John Judis argues in The New Republic that Bush’s cryptic “oil addiction” comment signals that he may be taking the idea of peak oil seriously. Well, possibly: he points to several recent Department of Energy papers which have sided definitively with the Hubbert school of geology. Yet of course Bush won’t do the obvious thing for his long-term political reputation and repudiate oil, making him the biggest turnaround story since Nixon went to China — he’s too deeply in the huffing-glue corporate camp that believes in hooey like “ethanol”:http://gristmill.grist.org/story/2006/2/7/112747/5158. Yet even the _bankers_ (not just the insurance guys anymore) are staking out radical left-wing stances in favor of high gas taxes:

bq. In its analysis of Bush’s State of the Union adress, Deutsche Bank’s North American branch reaches a similar conclusion. Bush, the analysis says, “should talk about making a dependence on oil, as opposed to Middle Eastern oil, a thing of the past. … We should lessen our demand and conserve what is left. By inference that will reduce dependence on the Middle East. There is one simple way of doing this, and that is to raise gasoline taxes in the U.S.”

It’s only a matter of time, and the longer we put it off, the more it will hurt.

One thought on “Bush a peak oil convert

  1. I don’t think you can dismiss ethanol as “hooey.” Brazil’s been running a massive ethanol economy for almost twenty years now. If we wanted, we could do ethanol today. Hydrogen is probably a fantasy and certainly a couple decades away. Diesel makes more sense than hybrids, chic and marketing aside.

    We need to cut fuel usage, and we should start using more ethanol. My brother’s a PhD chemist at Imation (he does inorganic magnetic stuff mostly, but he keeps up with the literature and of course has visited an ethanol plant), and a while ago I was quizzing him on the subject (I don’t know what piqued, no pun intended, my interest), and he seems to be a big advocate of ethanol.

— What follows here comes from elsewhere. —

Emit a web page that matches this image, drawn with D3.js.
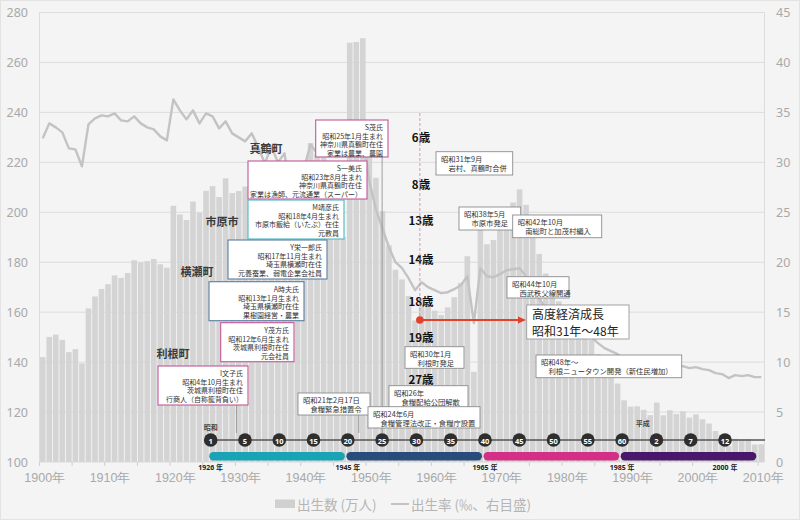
<!DOCTYPE html>
<html><head><meta charset="utf-8">
<script src="https://cdn.jsdelivr.net/npm/d3@7"></script>
<style>
html,body{margin:0;padding:0;background:#f4f4f4;}
svg{display:block;font-family:"Noto Sans","Noto Sans CJK JP",sans-serif;}
.jp{font-family:"Noto Sans CJK JP","Noto Sans",sans-serif;}
</style></head><body><svg id="c" width="800" height="520"></svg>
<script>
// ---------- data ----------
const years = d3.range(1900, 2011);
const births = [
 142.0,150.1,151.0,148.9,144.0,145.2,139.5,161.5,166.3,169.3,
 171.2,174.7,173.7,175.7,180.8,179.9,180.4,181.3,179.2,177.8,
 202.6,199.1,196.9,204.3,199.8,208.6,210.5,206.1,213.6,207.7,
 208.5,210.3,218.3,212.1,204.4,219.1,210.2,218.1,192.8,190.2,
 211.6,227.7,223.4,225.3,215.0,190.0,190.0,267.9,268.2,269.7,
 233.8,213.8,200.5,186.8,177.0,173.1,166.5,156.7,165.3,162.6,
 160.6,158.9,161.9,166.0,171.7,182.4,136.1,193.6,187.2,188.9,
 193.4,200.1,203.9,209.2,203.0,190.1,183.3,175.5,170.9,164.3,
 157.7,152.9,151.5,150.9,149.0,143.2,138.3,134.7,131.4,124.7,
 122.2,122.3,120.9,118.8,123.8,118.7,120.7,119.2,120.3,117.8,
 119.1,117.1,115.4,112.4,111.1,106.3,109.3,109.0,109.1,107.0,107.1];
const rates = [
 32.4,33.9,33.5,33.0,31.4,31.3,29.6,33.8,34.4,34.7,
 34.6,34.9,34.2,34.1,34.6,33.9,33.5,33.3,32.6,32.2,
 36.3,35.2,34.3,35.2,33.9,34.9,34.6,33.4,34.1,32.9,
 32.5,32.1,32.9,31.5,29.9,31.6,30.0,30.9,27.2,26.6,
 29.4,31.8,30.9,30.9,null,null,null,34.3,33.5,33.0,
 28.1,25.3,23.4,21.5,20.0,19.4,18.4,17.2,18.0,17.5,
 17.2,16.9,17.0,17.3,17.7,18.6,13.9,19.4,18.6,18.5,
 18.8,19.2,19.3,19.4,18.6,17.1,16.3,15.5,14.9,14.2,
 13.6,13.0,12.8,12.7,12.5,11.9,11.4,11.1,10.8,10.2,
 10.0,9.9,9.8,9.6,10.0,9.6,9.7,9.5,9.6,9.4,
 9.5,9.3,9.2,8.9,8.8,8.4,8.7,8.6,8.7,8.5,8.5];
const leftTicks = [100,120,140,160,180,200,220,240,260,280];
const rightTicks = [0,5,10,15,20,25,30,35,40,45];
const xLabelYears = [1900,1910,1920,1930,1940,1950,1960,1970,1980,1990,2000,2010];
const eraLabels = ["1","5","10","15","20","25","30","35","40","45","50","55","60","2","7","12"];
const eraYearLabels = ["1926 年","1945 年","1965 年","1985 年","2000 年"];
const legendBars = "出生数 (万人)";
const legendLine = "出生率 (‰、右目盛)";

// ---------- layout ----------
const svg = d3.select("#c");
const L = 39, R = 765, B = 462, T = 12.5;
svg.append("rect").attr("x",0.5).attr("y",0.5).attr("width",799).attr("height",519)
  .attr("fill","#f4f4f4").attr("stroke","#e3e3e3");

const x = d3.scaleBand().domain(years).range([L, R]).padding(0.14);
const bw = x.bandwidth();
const yL = d3.scaleLinear().domain([100,280]).range([B, T]);
const yR = d3.scaleLinear().domain([0,45]).range([B, T]);

// grid
svg.append("g").selectAll("line").data(leftTicks).join("line")
  .attr("x1",L).attr("x2",764).attr("y1",d=>yL(d)).attr("y2",d=>yL(d))
  .attr("stroke","#dcdcdc").attr("stroke-width",1);
svg.append("line").attr("x1",L+0.5).attr("x2",L+0.5).attr("y1",T).attr("y2",B).attr("stroke","#dcdcdc");
svg.append("line").attr("x1",764.5).attr("x2",764.5).attr("y1",T).attr("y2",B).attr("stroke","#dcdcdc");

// left axis
const gl = svg.append("g").attr("transform",`translate(${L},0)`)
  .call(d3.axisLeft(yL).tickValues(leftTicks).tickSize(0).tickPadding(11));
gl.select(".domain").remove();
gl.selectAll("text").attr("fill","#a9a9a9").attr("font-size","12.5px").attr("font-family","'Noto Sans',sans-serif");
// right axis
const gr = svg.append("g").attr("transform",`translate(764,0)`)
  .call(d3.axisRight(yR).tickValues(rightTicks).tickSize(0).tickPadding(12));
gr.select(".domain").remove();
gr.selectAll("text").attr("fill","#a9a9a9").attr("font-size","12.5px").attr("font-family","'Noto Sans',sans-serif");
// bottom axis
const gb = svg.append("g").attr("transform",`translate(2,${B})`)
  .call(d3.axisBottom(x).tickValues(xLabelYears).tickSize(0).tickPadding(11).tickFormat(d=>d+"年"));
gb.select(".domain").remove();
gb.selectAll("text").attr("fill","#a9a9a9").attr("font-size","12.5px");
const tickYears = years.filter(y=>y%5===0);
svg.append("g").selectAll("line").data(tickYears).join("line")
  .attr("x1",d=>x(d)-(x.step()-bw)/2).attr("x2",d=>x(d)-(x.step()-bw)/2)
  .attr("y1",B).attr("y2",B+4).attr("stroke","#cfcfcf");

// bars
svg.append("g").selectAll("rect").data(years.map((y,i)=>({y,v:births[i]}))).join("rect")
  .attr("x",d=>x(d.y)).attr("y",d=>yL(d.v)).attr("width",bw).attr("height",d=>B-yL(d.v))
  .attr("fill","#d4d4d4");

// line
const line = d3.line().defined(d=>d.r!=null).x(d=>x(d.y)+bw/2).y(d=>yR(d.r));
svg.append("path").datum(years.map((y,i)=>({y,r:rates[i]})))
  .attr("d",line).attr("fill","none").attr("stroke","#c3c3c3").attr("stroke-width",2.4)
  .attr("stroke-linejoin","round");

// ---------- timeline ----------
const TY = 440;
const tl = d3.scaleLinear().domain([0,15]).range([210.7,725]);
const showaIdx = n => n<5 ? (n-1)/4 : 1+(n-5)/5;

// connectors (behind boxes)
const connectors = [[showaIdx(4),405],[showaIdx(25),157],[showaIdx(21.6),415]];
svg.append("g").selectAll("line").data(connectors).join("line")
  .attr("x1",d=>tl(d[0])).attr("x2",d=>tl(d[0])).attr("y1",d=>d[1]).attr("y2",TY-7)
  .attr("stroke","#8a8a8a").attr("stroke-width",0.8);

// ---------- annotation boxes ----------
const PINK="#c4579a", BLUE="#5b7d9e", TEAL="#4db8c4";
const persons = [
 {b:[315.7,120,388,157], c:PINK, t:["S茂氏","昭和25年1月生まれ","神奈川県真鶴町在住","家業は農業、農園"]},
 {b:[248,161,367,199], c:PINK, t:["S一美氏","昭和23年8月生まれ","神奈川県真鶴町在住","家業は漁師、元流通業（スーパー）"]},
 {b:[248,200,344,239], c:TEAL, t:["M靖彦氏","昭和18年4月生まれ","市原市飯給（いたぶ）在住","元教員"]},
 {b:[228,240,327,279], c:BLUE, t:["Y栄一郎氏","昭和17年11月生まれ","埼玉県横瀬町在住","元養蚕業、弱電企業会社員"]},
 {b:[209,281.7,304,320.7], c:BLUE, t:["A時夫氏","昭和13年1月生まれ","埼玉県横瀬町在住","果樹園経営・農業"]},
 {b:[220.7,322.7,294,361.7], c:PINK, t:["Y茂方氏","昭和12年6月生まれ","茨城県利根町在住","元会社員"]},
 {b:[158,366,248,405], c:PINK, t:["I文子氏","昭和4年10月生まれ","茨城県利根町在住","行商人（自称籠背負い）"]}
];
const events = [
 {b:[436,151.7,512.7,175], t:["昭和31年9月","岩村、真鶴町合併"]},
 {b:[459,207,520.7,230], t:["昭和38年5月","市原市発足"]},
 {b:[512.7,215,601.7,237.7], t:["昭和42年10月","南総町と加茂村編入"]},
 {b:[507,276.7,569,298], t:["昭和44年10月","西武秩父線開通"]},
 {b:[536,355,681.7,377.7], t:["昭和48年～","利根ニュータウン開発（新住民増加）"]},
 {b:[405,346.7,464,368.3], t:["昭和30年1月","利根町発足"]},
 {b:[389,385.7,468,408], t:["昭和26年","食糧配給公団解散"]},
 {b:[298,393,370,415], t:["昭和21年2月17日","食糧緊急措置令"]},
 {b:[368,406.7,480,428], t:["昭和24年6月","食糧管理法改正・食糧庁設置"]}
];
const ga = svg.append("g").attr("class","jp");
persons.forEach(p=>{
  const [x0,y0,x1,y1]=p.b;
  ga.append("rect").attr("x",x0).attr("y",y0).attr("width",x1-x0).attr("height",y1-y0)
    .attr("fill","#fff").attr("stroke",p.c).attr("stroke-width",1.1);
  p.t.forEach((s,i)=>ga.append("text").attr("x",x1-5).attr("y",y0+7.4+i*8.5)
    .attr("dominant-baseline","central").attr("text-anchor","end")
    .attr("font-size","7px").attr("fill","#333").text(s));
});
events.forEach(e=>{
  const [x0,y0,x1,y1]=e.b;
  ga.append("rect").attr("x",x0).attr("y",y0).attr("width",x1-x0).attr("height",y1-y0)
    .attr("fill","#fff").attr("stroke","#8c8c8c").attr("stroke-width",0.9);
  e.t.forEach((s,i)=>ga.append("text").attr("x",x0+5+i*7.5).attr("y",y0+6.8+i*9.4)
    .attr("dominant-baseline","central").attr("font-size","7.3px").attr("fill","#333").text(s));
});

// regions
const regions = [["真鶴町",266,148],["市原市",222,221],["横瀬町",197,271],["利根町",173,353]];
ga.selectAll("text.reg").data(regions).join("text").attr("class","reg")
  .attr("x",d=>d[1]).attr("y",d=>d[2]).attr("text-anchor","middle").attr("dominant-baseline","central")
  .attr("font-size","11px").attr("font-weight","bold").attr("fill","#3a3a3a").text(d=>d[0]);

// dashed line, ages
const DX = tl(showaIdx(30.5));
svg.append("line").attr("x1",DX).attr("x2",DX).attr("y1",113).attr("y2",320)
  .attr("stroke","#d68bb8").attr("stroke-width",0.9).attr("stroke-dasharray","3,2");
const ages = [["6歳",137],["8歳",184],["13歳",220],["14歳",259],["18歳",301],["19歳",337],["27歳",379]];
ga.selectAll("text.age").data(ages).join("text").attr("class","age")
  .attr("x",421).attr("y",d=>d[1]).attr("text-anchor","middle").attr("dominant-baseline","central")
  .attr("font-size","11.5px").attr("font-weight","bold").attr("fill","#111").text(d=>d[0]);

// red arrow
svg.append("line").attr("x1",DX).attr("x2",518).attr("y1",320).attr("y2",320)
  .attr("stroke","#e2412b").attr("stroke-width",1.8);
svg.append("path").attr("d","M518,316.5 L526,320 L518,323.5 Z").attr("fill","#e2412b");
svg.append("circle").attr("cx",DX).attr("cy",320).attr("r",3.8).attr("fill","#e2412b");
ga.append("rect").attr("x",526.7).attr("y",305).attr("width",102.3).attr("height",34)
  .attr("fill","#fff").attr("stroke","#999").attr("stroke-width",0.9);
ga.append("text").attr("x",532).attr("y",313.6).attr("dominant-baseline","central")
  .attr("font-size","12px").attr("fill","#222").text("高度経済成長");
ga.append("text").attr("x",532).attr("y",330.6).attr("dominant-baseline","central")
  .attr("font-size","12px").attr("fill","#222").text("昭和31年～48年");

// timeline
svg.append("line").attr("x1",tl(0)).attr("x2",R).attr("y1",TY).attr("y2",TY)
  .attr("stroke","#555").attr("stroke-width",1.5);
const eraSpans = [[0,4,"#19a3b4"],[4,8,"#2a4c7b"],[8,12,"#d42f86"],[12,16,"#4b176a"]];
svg.append("g").selectAll("rect").data(eraSpans).join("rect")
  .attr("x",d=>tl(d[0])-1.5).attr("y",452).attr("width",d=>tl(d[1])-tl(d[0])-1.5).attr("height",8.5)
  .attr("rx",4.2).attr("fill",d=>d[2]);
const gc = svg.append("g");
gc.selectAll("circle").data(eraLabels).join("circle")
  .attr("cx",(d,i)=>tl(i)).attr("cy",TY).attr("r",6.8).attr("fill","#2e2e2e");
gc.selectAll("text").data(eraLabels).join("text")
  .attr("x",(d,i)=>tl(i)).attr("y",TY+0.5).attr("text-anchor","middle").attr("dominant-baseline","central")
  .attr("font-size","7.5px").attr("font-weight","bold").attr("fill","#fff").text(d=>d);
const eraYearIdx = [0,4,8,12,15];
svg.append("g").selectAll("text").data(eraYearLabels).join("text")
  .attr("x",(d,i)=>tl(eraYearIdx[i])).attr("y",467).attr("text-anchor","middle").attr("dominant-baseline","central")
  .attr("font-size","7px").attr("font-weight","bold").attr("fill","#222").text(d=>d);
ga.append("text").attr("x",tl(0)).attr("y",427).attr("text-anchor","middle").attr("dominant-baseline","central")
  .attr("font-size","7px").attr("font-weight","bold").attr("fill","#444").text("昭和");
ga.append("text").attr("x",tl(12.6)).attr("y",423).attr("text-anchor","middle").attr("dominant-baseline","central")
  .attr("font-size","7px").attr("font-weight","bold").attr("fill","#444").text("平成");

// legend
svg.append("rect").attr("x",275).attr("y",499.5).attr("width",20).attr("height",8.5).attr("fill","#d0d0d0");
svg.append("text").attr("class","jp").attr("x",297).attr("y",504).attr("dominant-baseline","central")
  .attr("font-size","13.5px").attr("fill","#b5b5b5").text(legendBars);
svg.append("line").attr("x1",391).attr("x2",409).attr("y1",504).attr("y2",504).attr("stroke","#c3c3c3").attr("stroke-width",2);
svg.append("text").attr("class","jp").attr("x",411).attr("y",504).attr("dominant-baseline","central")
  .attr("font-size","13.5px").attr("fill","#b5b5b5").text(legendLine);
</script></body></html>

    People often talk about the units of energy you get out of fuel for what you put in. They claim with ethanol it’s about 70 for every 100 (it’s actually over 100, but we’ll pretend it’s 70). Okay, but with coal using the same methodology (I guess different from the normal EROEI figures you’d find) it’s about 30. I don’t remember gasoline’s value exactly but it’s less than that incorrect 70 figure. Not only that, but ethanol has the potential to rise to maybe 130. For example, gasoline has a big advantage in that it’s piped everywhere. You can’t just switch pipes to move gas one day and ethanol the next day. Of course there will be other efficiency benefits, but they’re not possible as long as ethanol remains a small market.

    P.S. I’m curious if I’ve misunderstood what you were directing your “hooey” at or if I’ve missed something. The article you linked to didn’t seem to condemn ethanol but the marketing campaign and the idea of using ethanol, with less energy content, to power behemoth trucks and SUVs. Well, maybe the problem is the SUVs. By clicking the second link in the article you get a bit more detail that doesn’t really stand up (most of the arguments can be reduced to: gasoline consumption is so high that replacing it with ethanol would be as big a problem). And my support of ethanol is based off somewhat hazy memories; if you’d like I’ll get more technical elaboration and literature citations.